Sehr geehrter Herr Wildt,

Vielen Dank für ihre Frage zum Thema automatische Gesichtserkennung.

Ich bin dafür, den Einsatz der biometrischen Gesichtserkennung, auch bekannt unter dem Begriff „intelligente Videoüberwachung“, im öffentlich Raum per Gesetz zu verbieten.

Demokratien leben von der Verfügbarkeit unüberwachter öffentlicher Räume, in denen sich Individuen frei bewegen können. Die Überlegungen zur flächendeckenden Einführung biometrischer Gesichtserkennung stellen diese rechtsstaatliche Selbstverständlichkeit in Frage und drohen, die relative Anonymität öffentlicher Räume nachhaltig zu beenden.

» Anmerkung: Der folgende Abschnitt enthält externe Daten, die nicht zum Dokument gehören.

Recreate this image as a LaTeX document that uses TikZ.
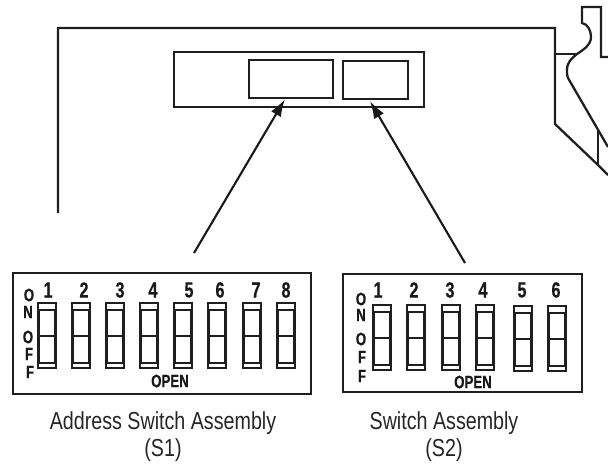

Die Digitale Gesichtserkennungssoftware gefährdet so die Privatsphäre in öffentlichen Räumen.

Aufgeschaltet auf vorhandene Videokameras wie in China ist sie ein Symbol der Überwachung in autoritären Staaten. Ich bin hingegen dafür, die Freiheit der Innenstädte als Räume der Demokratie und der Grundrechtsausübung erhalten. Dazu braucht es den Schutz relativer Räume der Anonymität.

Ohne Zweifel bestehen auf Bahnhöfen und Flugplätzen besondere sicherheitspolitische Anforderungen. Die Einführung der Gesichtserkennung birgt jedoch nicht nur die beschriebenen Gefahren für die informationelle Selbstbestimmung. Darüber hinaus gibt es noch das Problem, dass die auf dem Markt befindlichen, unausgereiften Systeme die öffentliche Sicherheit eben nicht erhöhen: Pilotverfahren am Bahnhof Berlin-Südkreuz wiesen wiederholt so hohe Fehlerraten auf, dass mit tausendfachen Fehlspeicherungen und damit unzulässigen Grundrechtseingriffen täglich zu rechnen ist. Die „intelligente Videoüberwachung“ und biometrische Gesichtserkennung erhöhen die öffentliche Sicherheit also nicht, sie gefährden zudem Grundrechte wie die informationelle Selbstbestimmung massiv.

Die oben genannten Argumente gegen die biometrische Gesichtserkennung gelten natürlich nicht nur in Deutschland, sondern in ganz Europa. Daher befürworte ich grundsätzlich auch ein Verbot dessen auf der Europäischen Ebene. Eben deswegen bin ich davon enttäuscht, dass die EU-Kommission in ihrem Whitepaper über künstliche Intelligenz vom 19. Februar lediglich Bedenken an der Sache äußert, aber kein Verbot vorschlägt. Hier ein Link zum Whitepaper: https://ec.europa.eu/info/sites/info/files/commission-white-paper-artificial-intelligence-feb2020_en.pdf (Siehe Seite 20+21).

Ich hoffe, ich konnte ihre Fragen hinreichend beantworten.